◆ **EXERCISE AIM**
Each line of the data that includes the string "diagram" is to be copied out.

◆ **ROWS**

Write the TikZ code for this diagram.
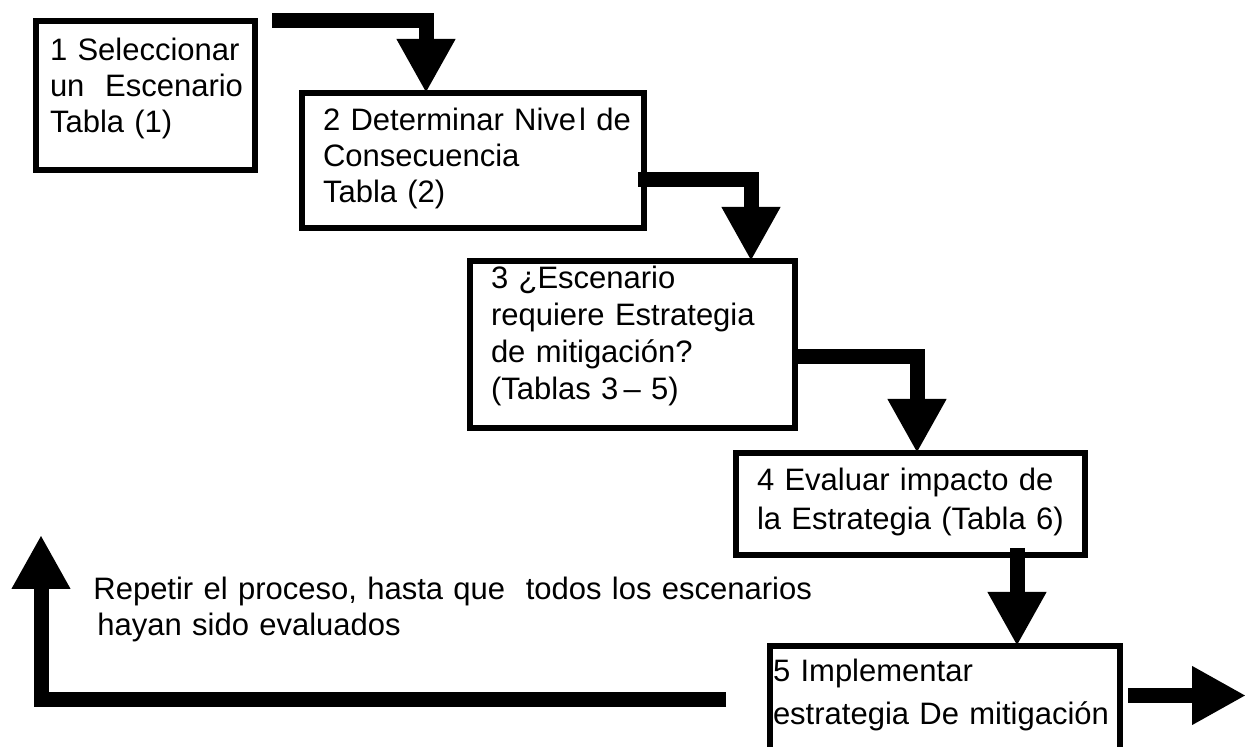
--
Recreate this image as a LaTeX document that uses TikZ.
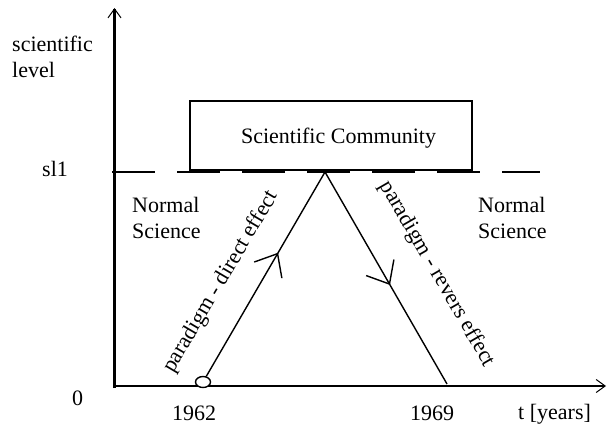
==
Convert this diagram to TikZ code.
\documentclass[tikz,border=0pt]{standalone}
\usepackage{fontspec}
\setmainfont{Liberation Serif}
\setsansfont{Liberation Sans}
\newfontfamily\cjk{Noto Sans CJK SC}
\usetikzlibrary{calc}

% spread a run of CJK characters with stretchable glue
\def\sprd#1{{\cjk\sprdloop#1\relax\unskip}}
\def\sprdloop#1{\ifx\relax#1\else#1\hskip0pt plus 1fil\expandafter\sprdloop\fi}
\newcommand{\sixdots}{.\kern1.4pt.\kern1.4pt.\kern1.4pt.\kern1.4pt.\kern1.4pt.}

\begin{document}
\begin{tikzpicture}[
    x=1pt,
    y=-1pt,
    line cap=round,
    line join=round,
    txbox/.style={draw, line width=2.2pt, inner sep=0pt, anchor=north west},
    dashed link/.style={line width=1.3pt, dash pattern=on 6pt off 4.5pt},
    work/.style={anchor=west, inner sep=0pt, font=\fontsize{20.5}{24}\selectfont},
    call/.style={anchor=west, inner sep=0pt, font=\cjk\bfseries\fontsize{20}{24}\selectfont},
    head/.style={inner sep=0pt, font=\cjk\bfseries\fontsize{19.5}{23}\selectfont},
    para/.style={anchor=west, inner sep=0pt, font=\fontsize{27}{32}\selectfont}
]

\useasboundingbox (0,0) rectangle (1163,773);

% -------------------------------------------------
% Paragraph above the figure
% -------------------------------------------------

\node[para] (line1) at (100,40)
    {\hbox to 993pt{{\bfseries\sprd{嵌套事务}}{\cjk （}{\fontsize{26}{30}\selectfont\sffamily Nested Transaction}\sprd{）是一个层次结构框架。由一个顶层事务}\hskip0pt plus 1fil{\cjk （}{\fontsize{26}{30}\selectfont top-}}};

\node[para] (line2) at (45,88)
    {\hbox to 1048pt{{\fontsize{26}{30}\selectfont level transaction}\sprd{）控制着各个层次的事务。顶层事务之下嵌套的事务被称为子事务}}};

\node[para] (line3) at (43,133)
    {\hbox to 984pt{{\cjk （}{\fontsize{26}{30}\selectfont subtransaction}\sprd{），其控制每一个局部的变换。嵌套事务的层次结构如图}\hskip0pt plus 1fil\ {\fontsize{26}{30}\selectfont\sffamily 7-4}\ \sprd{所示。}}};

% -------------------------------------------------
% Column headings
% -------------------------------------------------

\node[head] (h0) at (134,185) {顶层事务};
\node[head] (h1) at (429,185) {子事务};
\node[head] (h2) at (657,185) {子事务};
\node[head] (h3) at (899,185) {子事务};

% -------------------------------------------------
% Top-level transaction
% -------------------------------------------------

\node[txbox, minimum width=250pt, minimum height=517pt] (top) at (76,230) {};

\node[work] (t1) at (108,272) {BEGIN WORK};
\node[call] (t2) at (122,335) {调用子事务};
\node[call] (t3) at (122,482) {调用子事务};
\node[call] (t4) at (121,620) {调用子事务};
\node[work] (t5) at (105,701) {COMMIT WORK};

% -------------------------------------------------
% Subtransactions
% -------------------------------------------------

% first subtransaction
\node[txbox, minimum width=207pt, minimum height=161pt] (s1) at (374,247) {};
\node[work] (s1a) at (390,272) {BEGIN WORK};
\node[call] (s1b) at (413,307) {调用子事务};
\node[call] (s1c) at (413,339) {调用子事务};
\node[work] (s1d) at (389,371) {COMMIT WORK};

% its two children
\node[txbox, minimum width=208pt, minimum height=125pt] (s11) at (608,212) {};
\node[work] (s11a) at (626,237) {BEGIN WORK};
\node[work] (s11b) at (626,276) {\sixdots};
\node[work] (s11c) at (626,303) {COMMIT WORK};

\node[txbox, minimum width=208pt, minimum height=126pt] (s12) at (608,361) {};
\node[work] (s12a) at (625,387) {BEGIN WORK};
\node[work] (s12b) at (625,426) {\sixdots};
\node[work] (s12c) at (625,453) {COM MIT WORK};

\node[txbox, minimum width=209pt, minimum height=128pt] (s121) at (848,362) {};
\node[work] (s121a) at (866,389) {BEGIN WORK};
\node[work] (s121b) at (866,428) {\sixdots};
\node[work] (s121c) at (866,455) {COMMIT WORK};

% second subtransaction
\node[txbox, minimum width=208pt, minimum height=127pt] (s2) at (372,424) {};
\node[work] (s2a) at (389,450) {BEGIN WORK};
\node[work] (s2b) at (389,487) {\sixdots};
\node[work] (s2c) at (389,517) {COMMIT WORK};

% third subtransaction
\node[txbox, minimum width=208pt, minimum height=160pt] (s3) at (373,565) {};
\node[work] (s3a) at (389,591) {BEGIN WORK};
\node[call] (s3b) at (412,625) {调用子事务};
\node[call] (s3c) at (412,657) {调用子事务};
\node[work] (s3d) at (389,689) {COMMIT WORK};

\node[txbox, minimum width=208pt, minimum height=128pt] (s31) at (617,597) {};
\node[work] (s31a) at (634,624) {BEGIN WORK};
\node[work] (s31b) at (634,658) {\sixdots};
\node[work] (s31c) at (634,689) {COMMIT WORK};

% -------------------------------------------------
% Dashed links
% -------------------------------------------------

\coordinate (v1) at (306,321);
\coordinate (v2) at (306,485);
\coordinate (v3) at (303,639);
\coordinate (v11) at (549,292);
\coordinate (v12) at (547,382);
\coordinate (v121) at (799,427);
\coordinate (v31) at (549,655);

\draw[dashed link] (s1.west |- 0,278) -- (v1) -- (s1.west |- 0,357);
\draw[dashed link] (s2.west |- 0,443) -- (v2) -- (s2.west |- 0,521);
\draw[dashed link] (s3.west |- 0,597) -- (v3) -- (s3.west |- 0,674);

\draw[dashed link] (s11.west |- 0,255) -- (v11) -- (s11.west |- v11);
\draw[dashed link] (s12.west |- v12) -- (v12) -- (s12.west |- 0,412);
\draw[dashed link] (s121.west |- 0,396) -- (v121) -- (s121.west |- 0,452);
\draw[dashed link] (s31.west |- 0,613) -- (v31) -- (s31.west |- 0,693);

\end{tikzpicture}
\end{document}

◆ **SOLUTION**
Write the TikZ code for this diagram.
Convert this diagram to TikZ code.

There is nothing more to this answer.